When Patrick Sells took up his role of chief innovation officer at Quontic Bank two years ago, he had to quickly figure out a fix for a major problem on his hands.
Quontic, a community bank based in New York City, was facing pressure from the Office of the Comptroller of the Currency to increase its deposits since its balance sheet was composed of 70% brokered deposits. It decided to pursue the route of becoming a digital bank to grow its core deposits, but it quickly discovered the onboarding process was turning prospective customers off. About 80% of prospects were abandoning their efforts to sign up.
“We were hearing negative reviews from people, a lot of people were bouncing, and it was just incredibly expensive [to acquire customers],” he said. “We decided to do something, and in particular, where basic online account-opening technologies really struggle is knowing who your customer is.”
After experimenting with some account-opening tools, in April of this year, Quontic decided to partner with MANTL, a tech company whose account-opening solution serves community banks and credit unions. Sells said MANTL helped more than double its asset base — from $417 million in assets in March to $1.2 billion today — and checking accounts are now 83% of Quontic’s new accounts.
MANTL’s sweet spot: Speed and ease of account onboarding
MANTL, a 4-year-old company based in New York, initially sought to create a challenger banking brand of its own, but in its second year of operations, it pivoted to a B2B model, helping community financial institutions keep pace with digital transformation spearheaded by fintechs and large incumbents.

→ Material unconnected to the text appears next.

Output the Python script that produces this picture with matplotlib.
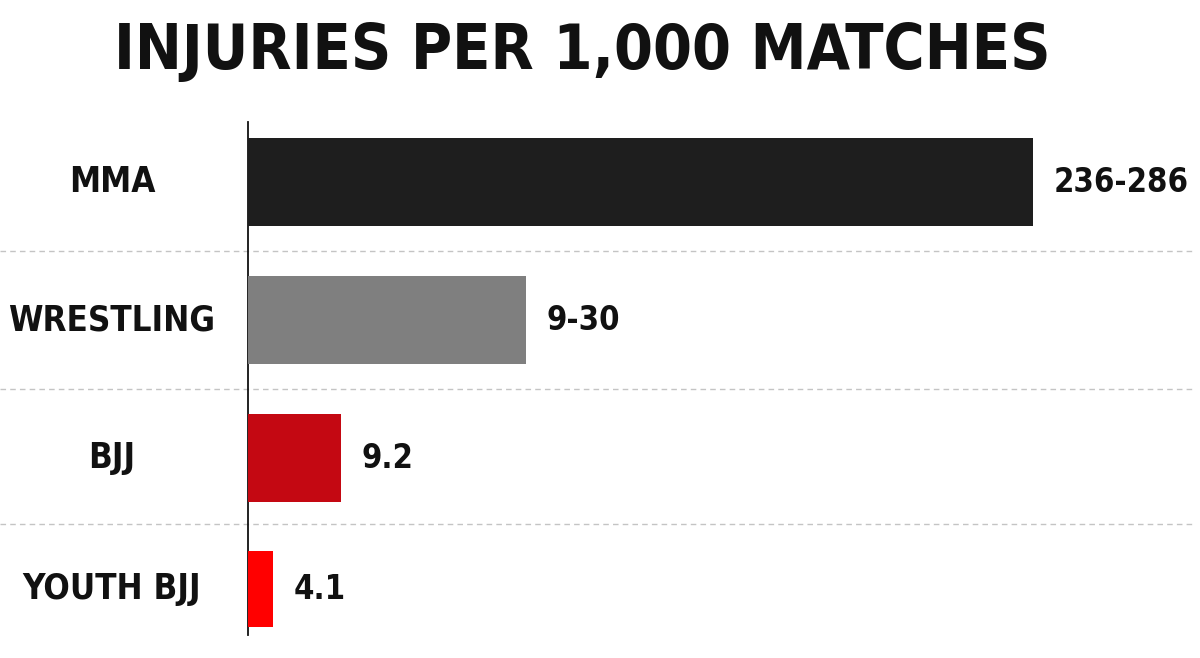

“Ninety-five percent of community and regional banks outsource their technology to third-party vendors like FIS, Fiserv and Jack Henry,” MANTL CEO Nathaniel Harley told FinLedger.
“The missing piece was, how do we enhance the bank’s core banking system, and how do we provide them with a fintech-like experience so they truly serve their customers better.”

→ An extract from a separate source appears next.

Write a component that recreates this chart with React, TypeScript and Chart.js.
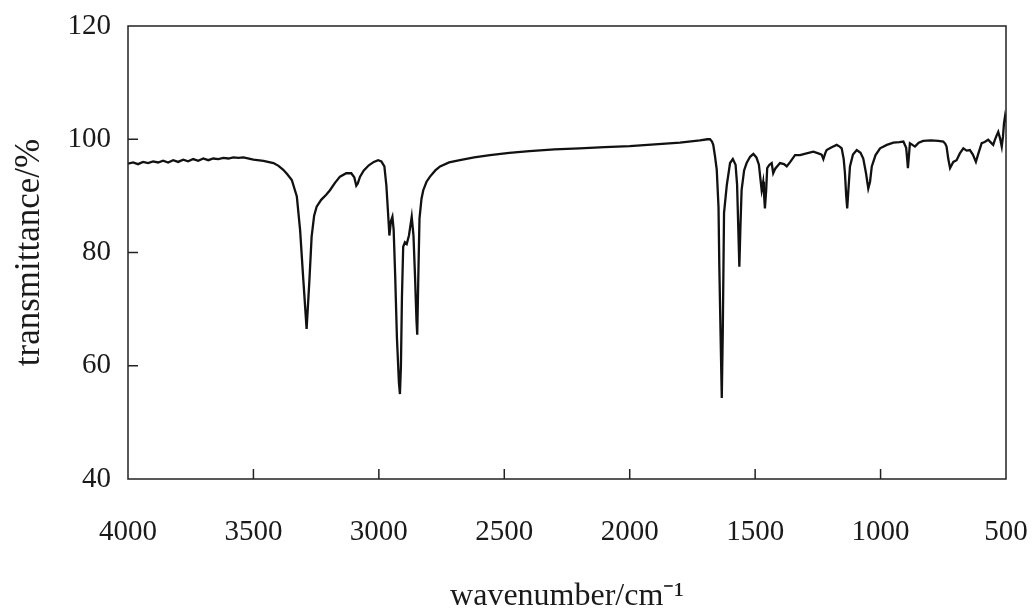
import React, { useEffect, useRef } from "react";
import { Chart, registerables } from "chart.js";

Chart.register(...registerables);

const wavenumbers = [
  4000, 3980, 3960, 3940, 3920, 3900, 3880, 3860, 3840, 3820, 3800, 3780, 3760, 3740, 3720, 3700,
  3680, 3660, 3640, 3620, 3600, 3580, 3560, 3540, 3500, 3460, 3420, 3400, 3381, 3365, 3347, 3327,
  3314, 3301, 3288, 3277, 3268, 3258, 3248, 3230, 3210, 3195, 3175, 3155, 3130, 3110, 3098, 3090,
  3084, 3075, 3060, 3040, 3020, 3003, 2990, 2978, 2970, 2962, 2958, 2952, 2946, 2941, 2935, 2928,
  2920, 2916, 2912, 2908, 2903, 2896, 2889, 2880, 2869, 2862, 2856, 2850, 2847, 2843, 2838, 2830,
  2823, 2810, 2796, 2775, 2756, 2720, 2677, 2620, 2557, 2480, 2400, 2300, 2200, 2100, 2000, 1900,
  1800, 1720, 1690, 1680, 1672, 1667, 1660, 1653, 1646, 1643, 1638, 1633, 1629, 1624, 1613, 1600,
  1589, 1578, 1572, 1567, 1563, 1559, 1554, 1544, 1534, 1520, 1507, 1495, 1485, 1479, 1474, 1468,
  1465, 1461, 1456, 1452, 1443, 1434, 1428, 1420, 1401, 1385, 1374, 1360, 1341, 1321, 1295, 1268,
  1248, 1235, 1228, 1220, 1215, 1195, 1175, 1163, 1155, 1147, 1142, 1137, 1133, 1129, 1122, 1110,
  1095, 1080, 1069, 1058, 1049, 1042, 1035, 1020, 1002, 975, 949, 925, 909, 898, 893, 891,
  888, 883, 873, 863, 848, 830, 800, 770, 750, 742, 737, 730, 723, 716, 710, 697,
  684, 670, 657, 644, 632, 620, 610, 597, 585, 571, 560, 551, 545, 538, 531, 524,
  517, 512, 508, 504, 500,
];

const transmittance = [
  95.7, 95.9, 95.6, 96.0, 95.8, 96.1, 95.9, 96.2, 95.9, 96.3, 96.0, 96.4, 96.1, 96.5, 96.2, 96.6,
  96.3, 96.6, 96.5, 96.7, 96.6, 96.8, 96.7, 96.8, 96.4, 96.2, 95.8, 95.3, 94.6, 93.8, 92.8, 89.9,
  84.0, 75.1, 66.5, 75.0, 82.8, 86.5, 88.1, 89.3, 90.2, 91.0, 92.3, 93.4, 94.0, 94.0, 93.3, 91.8,
  92.2, 93.4, 94.5, 95.4, 96.0, 96.3, 96.1, 95.2, 91.8, 86.0, 83.0, 85.5, 86.3, 84.0, 76.0, 65.0,
  57.0, 55.0, 60.0, 72.0, 81.0, 81.8, 81.5, 83.0, 86.3, 83.0, 76.0, 68.0, 65.5, 75.0, 86.0, 89.5,
  91.0, 92.5, 93.4, 94.5, 95.2, 95.9, 96.3, 96.8, 97.2, 97.6, 97.9, 98.2, 98.4, 98.6, 98.8, 99.1,
  99.4, 99.8, 100.0, 100.0, 99.6, 99.0, 97.0, 94.6, 88.0, 78.1, 66.0, 54.3, 66.0, 87.0, 91.9, 95.8,
  96.5, 95.5, 92.0, 84.0, 77.5, 84.0, 91.0, 94.5, 95.8, 96.9, 97.4, 96.8, 95.5, 93.0, 91.0, 92.5,
  90.5, 87.8, 91.0, 94.9, 95.5, 95.8, 94.0, 94.8, 95.8, 95.6, 95.2, 96.0, 97.2, 97.2, 97.5, 97.8,
  97.5, 97.3, 96.5, 97.6, 98.1, 98.6, 99.0, 98.7, 98.4, 96.5, 94.0, 90.0, 87.8, 90.5, 95.2, 97.3,
  98.1, 97.6, 96.6, 94.0, 91.3, 92.5, 95.2, 97.2, 98.4, 99.0, 99.4, 99.5, 99.6, 98.5, 96.0, 94.9,
  96.5, 99.3, 99.0, 98.7, 99.4, 99.7, 99.8, 99.7, 99.6, 99.2, 98.7, 96.5, 94.9, 95.5, 96.0, 96.3,
  97.5, 98.4, 98.0, 98.1, 97.3, 96.0, 97.5, 99.3, 99.5, 99.9, 99.4, 99.0, 99.8, 100.6, 101.3, 100.2,
  98.7, 100.5, 102.8, 104.0, 103.0,
];

const xTickValues = [4000, 3500, 3000, 2500, 2000, 1500, 1000, 500];
const yTickValues = [40, 60, 80, 100, 120];

const xTitle = "wavenumber/cm\u207B\u00B9";
const yTitle = "transmittance/%";

const FONT = "'Liberation Serif', 'Times New Roman', serif";
const INK = "#1a1a1a";

const framePlugin = {
  id: "frameBox",
  afterDatasetsDraw(chart: any) {
    const { ctx, chartArea, scales } = chart;
    const { left, right, top, bottom } = chartArea;
    ctx.save();
    ctx.strokeStyle = "#222";
    ctx.lineWidth = 1.5;
    ctx.strokeRect(left, top, right - left, bottom - top);
    ctx.beginPath();
    xTickValues.forEach((v) => {
      const px = scales.x.getPixelForValue(v);
      if (Math.abs(px - left) < 2 || Math.abs(px - right) < 2) return;
      ctx.moveTo(px, bottom);
      ctx.lineTo(px, bottom - 10);
    });
    yTickValues.forEach((v) => {
      const py = scales.y.getPixelForValue(v);
      if (Math.abs(py - top) < 2 || Math.abs(py - bottom) < 2) return;
      ctx.moveTo(left, py);
      ctx.lineTo(left + 10, py);
    });
    ctx.stroke();
    ctx.restore();
  },
};

export default function App() {
  const canvasRef = useRef<HTMLCanvasElement | null>(null);

  useEffect(() => {
    const canvas = canvasRef.current;
    if (!canvas) return;
    const points = wavenumbers.map((w, i) => ({ x: w, y: transmittance[i] }));
    const chart = new Chart(canvas, {
      type: "line",
      data: {
        datasets: [
          {
            label: "IR spectrum",
            data: points,
            borderColor: "#111",
            borderWidth: 2.3,
            pointRadius: 0,
            tension: 0,
            fill: false,
          },
        ],
      },
      options: {
        responsive: false,
        animation: false,
        layout: { padding: { top: 26, right: 29, left: 0, bottom: 0 } },
        plugins: {
          legend: { display: false },
          tooltip: { enabled: false },
        },
        scales: {
          x: {
            type: "linear",
            reverse: true,
            min: 500,
            max: 4000,
            grid: { display: false, drawTicks: false },
            border: { display: false },
            afterBuildTicks: (scale: any) => {
              scale.ticks = xTickValues.map((v) => ({ value: v }));
            },
            afterFit: (scale: any) => {
              scale.height = 134;
              scale.paddingLeft = 0;
              scale.paddingRight = 0;
            },
            ticks: {
              autoSkip: false,
              maxRotation: 0,
              color: INK,
              padding: 36,
              font: { family: FONT, size: 29 },
              callback: (v: any) => String(v),
            },
            title: {
              display: true,
              text: xTitle,
              color: INK,
              font: { family: FONT, size: 32, lineHeight: 1 },
              padding: { top: 0, bottom: 0 },
            },
          },
          y: {
            type: "linear",
            min: 40,
            max: 120,
            grid: { display: false, drawTicks: false },
            border: { display: false },
            afterBuildTicks: (scale: any) => {
              scale.ticks = yTickValues.map((v) => ({ value: v }));
            },
            afterFit: (scale: any) => {
              scale.width = 128;
              scale.paddingTop = 0;
              scale.paddingBottom = 0;
            },
            ticks: {
              color: INK,
              padding: 17,
              font: { family: FONT, size: 29 },
              callback: (v: any) => String(v),
            },
            title: {
              display: true,
              text: yTitle,
              color: INK,
              font: { family: FONT, size: 35, lineHeight: 1 },
              padding: { top: 12, bottom: 12 },
            },
          },
        },
      },
      plugins: [framePlugin],
    });
    return () => chart.destroy();
  }, []);

  return (
    <div style={{ position: "absolute", left: 0, top: 0, width: 1035, height: 613, background: "#fff" }}>
      <canvas ref={canvasRef} width={1035} height={613} />
    </div>
  );
}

Harley contends that among the largely brick-and-mortar community bank segment, 20% offer online account opening, and they typically lose 80% of customers during complicated sign-up processes that rely on the review of documents, which could include driver’s licenses or passports.
By contrast, MANTL’s identity verification process uses automated non-document verification techniques that may involve a customer offering their social security number. In turn, the customer’s details are cross-checked with publicly-available databases, and information from reporting agencies or other data sources.

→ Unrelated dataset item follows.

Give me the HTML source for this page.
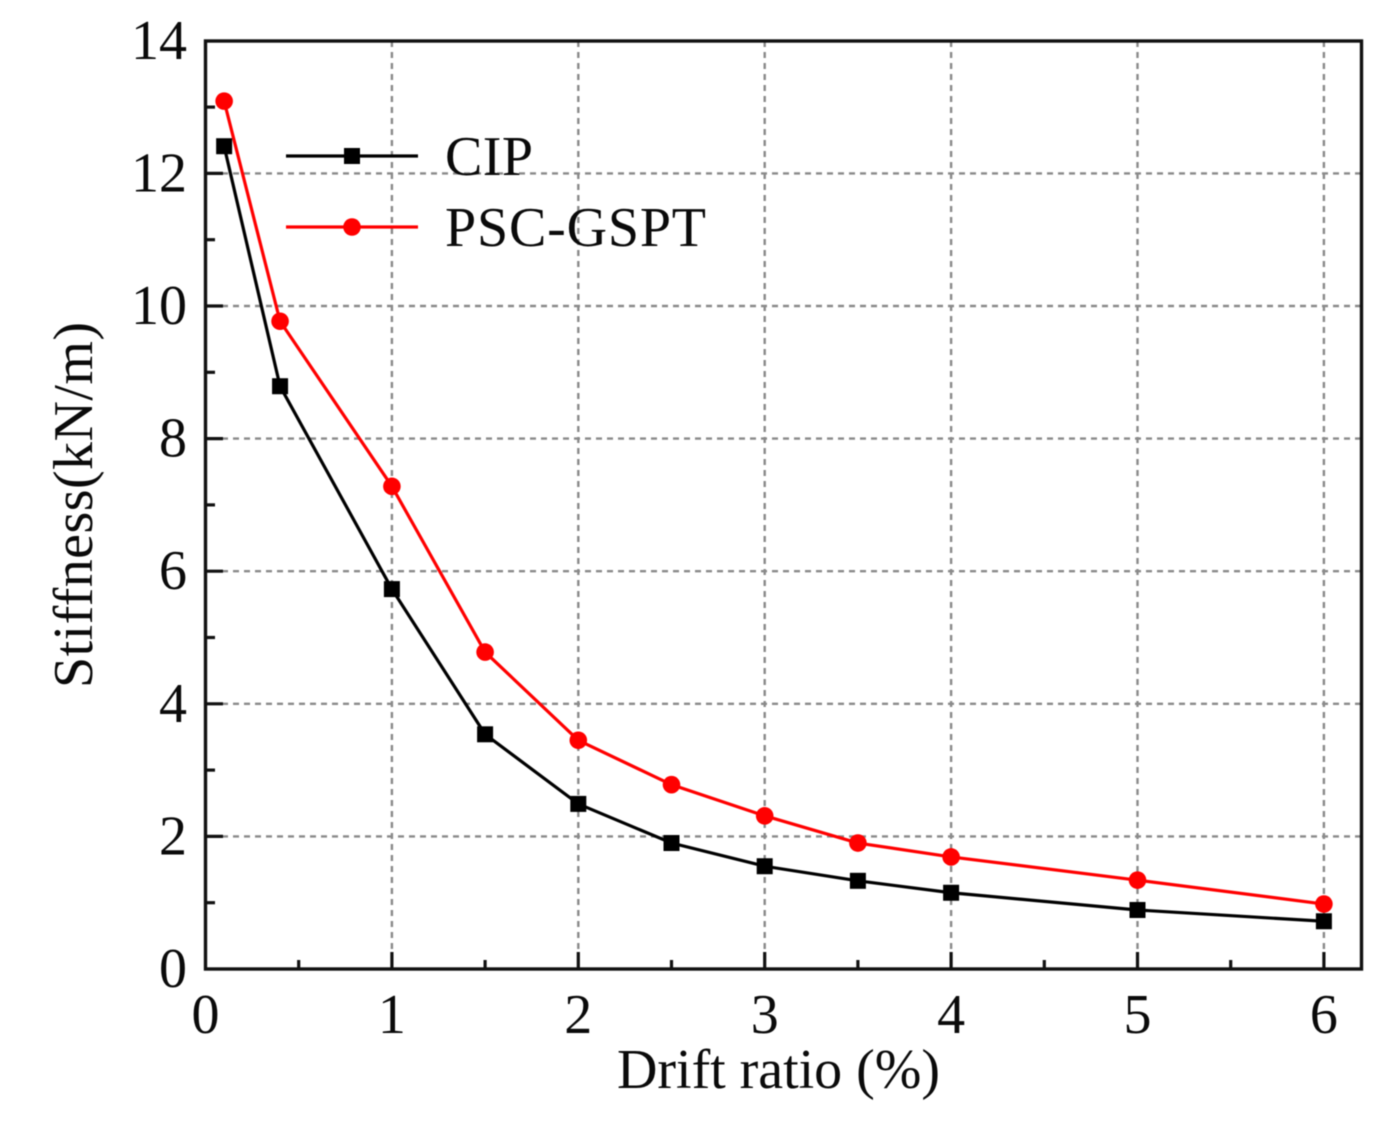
<!DOCTYPE html>
<html lang="en">
<head>
<meta charset="utf-8">
<title>Stiffness vs Drift ratio</title>
<style>
html,body{margin:0;padding:0;background:#fff;width:1397px;height:1124px;overflow:hidden}
svg{display:block}
text{font-family:"Liberation Serif","Noto Serif CJK SC",serif;fill:#0a0a0a}
</style>
</head>
<body>
<svg id="chart" width="1397" height="1124" viewBox="0 0 1397 1124" xmlns="http://www.w3.org/2000/svg">
<g id="root" style="filter:blur(0.6px)"></g>
</svg>
<script>
const driftRatio = [0.1, 0.4, 1, 1.5, 2, 2.5, 3, 3.5, 4, 5, 6];
const cipValues = [12.41, 8.79, 5.73, 3.54, 2.49, 1.90, 1.55, 1.33, 1.15, 0.89, 0.72];
const pscValues = [13.09, 9.77, 7.28, 4.78, 3.45, 2.78, 2.31, 1.90, 1.69, 1.34, 0.98];
const xTickLabels = [0, 1, 2, 3, 4, 5, 6];
const yTickLabels = [0, 2, 4, 6, 8, 10, 12, 14];
const xMinorTicks = [0.5, 1.5, 2.5, 3.5, 4.5, 5.5];
const yMinorTicks = [1, 3, 5, 7, 9, 11, 13];
const seriesNames = ['CIP', 'PSC-GSPT'];
const xAxisTitle = 'Drift ratio (%)';
const yAxisTitle = 'Stiffness(kN/m)';

const NS = 'http://www.w3.org/2000/svg';
const root = document.getElementById('root');
const xScale = v => 205.5 + v * 186.4;
const yScale = v => 969 - v * 66.3;
const xRight = 1361.5, yTop = 41;

function make(tag, attrs, text) {
  const el = document.createElementNS(NS, tag);
  for (const k in attrs) el.setAttribute(k, attrs[k]);
  if (text !== undefined) el.textContent = text;
  root.appendChild(el);
  return el;
}

// grid
xTickLabels.slice(1).forEach(t => {
  const el = make('line', {x1: xScale(t), x2: xScale(t), y1: yTop, y2: 952, stroke: '#8a8a8a', 'stroke-width': 2.4, 'stroke-dasharray': '6 5'});
  
  
});
yTickLabels.slice(1, -1).forEach(t => {
  const el = make('line', {x1: 222, x2: xRight, y1: yScale(t), y2: yScale(t), stroke: '#8a8a8a', 'stroke-width': 2.4, 'stroke-dasharray': '6 5'});
  
  
});

// ticks
xTickLabels.slice(1).forEach(t => {
  const el = make('line', {x1: xScale(t), x2: xScale(t), y1: 969, y2: 952, stroke: '#111', 'stroke-width': 3.2});
  
  
});
xMinorTicks.forEach(t => {
  const el = make('line', {x1: xScale(t), x2: xScale(t), y1: 969, y2: 960, stroke: '#111', 'stroke-width': 3.2});
  
  
});
yTickLabels.slice(1, -1).forEach(t => {
  const el = make('line', {x1: 205, x2: 223, y1: yScale(t), y2: yScale(t), stroke: '#111', 'stroke-width': 3.2});
  
  
});
yMinorTicks.forEach(t => {
  const el = make('line', {x1: 205, x2: 215, y1: yScale(t), y2: yScale(t), stroke: '#111', 'stroke-width': 3.2});
  
  
});

// frame
const frame = make('rect', {x: 205.5, y: yTop, width: xRight - 205.5, height: 969 - yTop, fill: 'none', stroke: '#111', 'stroke-width': 3.4});



// tick labels
xTickLabels.forEach(t => {
  const el = make('text', {x: xScale(t), y: 1033, 'font-size': 56, 'text-anchor': 'middle'}, String(t));
  
  
});
yTickLabels.forEach(t => {
  const el = make('text', {x: 187, y: yScale(t) + 18, 'font-size': 56, 'text-anchor': 'end'}, String(t));
  
  
});

// series
function linePoints(values) {
  return values.map((v, i) => xScale(driftRatio[i]) + ',' + yScale(v)).join(' ');
}
const cipLine = make('polyline', {points: linePoints(cipValues), fill: 'none', stroke: '#000', 'stroke-width': 3.2});


const pscLine = make('polyline', {points: linePoints(pscValues), fill: 'none', stroke: '#f00', 'stroke-width': 3.2});


cipValues.forEach((v, i) => {
  const el = make('rect', {x: xScale(driftRatio[i]) - 8, y: yScale(v) - 8, width: 16, height: 16, fill: '#000'});
  
  
});
pscValues.forEach((v, i) => {
  const el = make('circle', {cx: xScale(driftRatio[i]), cy: yScale(v), r: 8.8, fill: '#f00'});
  
  
});

// legend
const legendCipLine = make('line', {x1: 286, x2: 418, y1: 156, y2: 156, stroke: '#000', 'stroke-width': 3.2});


const legendCipMarker = make('rect', {x: 344, y: 148, width: 16, height: 16, fill: '#000'});


const legendCipText = make('text', {x: 445, y: 175, 'font-size': 56, textLength: 88, lengthAdjust: 'spacing'}, seriesNames[0]);


const legendPscLine = make('line', {x1: 286, x2: 418, y1: 227, y2: 227, stroke: '#f00', 'stroke-width': 3.2});


const legendPscMarker = make('circle', {cx: 352, cy: 227, r: 8.8, fill: '#f00'});


const legendPscText = make('text', {x: 445, y: 246, 'font-size': 56, textLength: 261, lengthAdjust: 'spacing'}, seriesNames[1]);



// axis titles
const xTitle = make('text', {x: 617, y: 1088, 'font-size': 56, textLength: 323, lengthAdjust: 'spacing'}, xAxisTitle);


const yTitle = make('text', {transform: 'translate(92,688) rotate(-90)', 'font-size': 56, textLength: 366, lengthAdjust: 'spacing'}, yAxisTitle);


</script>
</body>
</html>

“MANTL integrates with a number of underlying KYC [know your customer] and AML [anti-money laundering] data sources that are verified information that the end customer is entering,” Harley said. “There’s a higher statistical probability that we’re able to know who they say they are, without needing to collect a document.”
The streamlined account sign-up process saves minutes of precious time and onboarding clicks, Harley explained, reducing sign-up times to two minutes and 37 seconds, or 24 clicks. That compares to 10 minutes, or 60 clicks, using Quontic’s legacy account-opening system.
MANTL’s other clients also report impressive results using the company’s tools: Midwest Bank Centre, which had no digital solution prior to MANTL, raised more than $180 million in deposits since going live with MANTL in 2019, and Cross River Bank raised $250 million in 15 days in April 2020 through certificates of deposit, with an average deposit of more than $137,000.
As of the second quarter of this year, MANTL has grown client deposits by 705%. The company has raised $20.7 million, including a $19 million Series A round it concluded in June, resources it said it would devote toward reducing its 90-day time-to-market and helping clients launch new products.
Asked whether the company is interested in expanding the reach of its tools to other types of institutions, Harley said he believes there is still significant runway for growth within the community banking and credit union sectors.
“For now, we’re really happy to be focused on the sort of middle-market community regional banking and credit union segment,” he said. “We are just naturally getting pulled more upstream as we continue to grow the business, but I think there is a lot of opportunity just within the segments that we are going after.”
On the client side, one possible area for expansion is institutions that serve business customers.
“There is a wide open need for business and commercial onboarding and account opening,” he said. “Twenty percent of banks have online account opening for consumers, but it’s less than 1%. on the business side.”
For Sells, a key appeal of the MANTL solution is the ease with which it can work alongside existing core banking technology platforms. He contends that getting the account onboarding process right is crucial, because it sets a service benchmark from the beginning.
“When that first experience with your bank online sucks, that sets the tone through which the customer is going to grade everything else you do,” he said. “We have to have the best experience possible when someone comes in. It needs to be as easy as ordering an Uber.”
Late last month, FinLedger reported on a warning from the chairwoman of the FDIC that “even well-capitalized, well-managed community banks will not survive if they fail to adopt technology that fintech companies and large banks already offer.”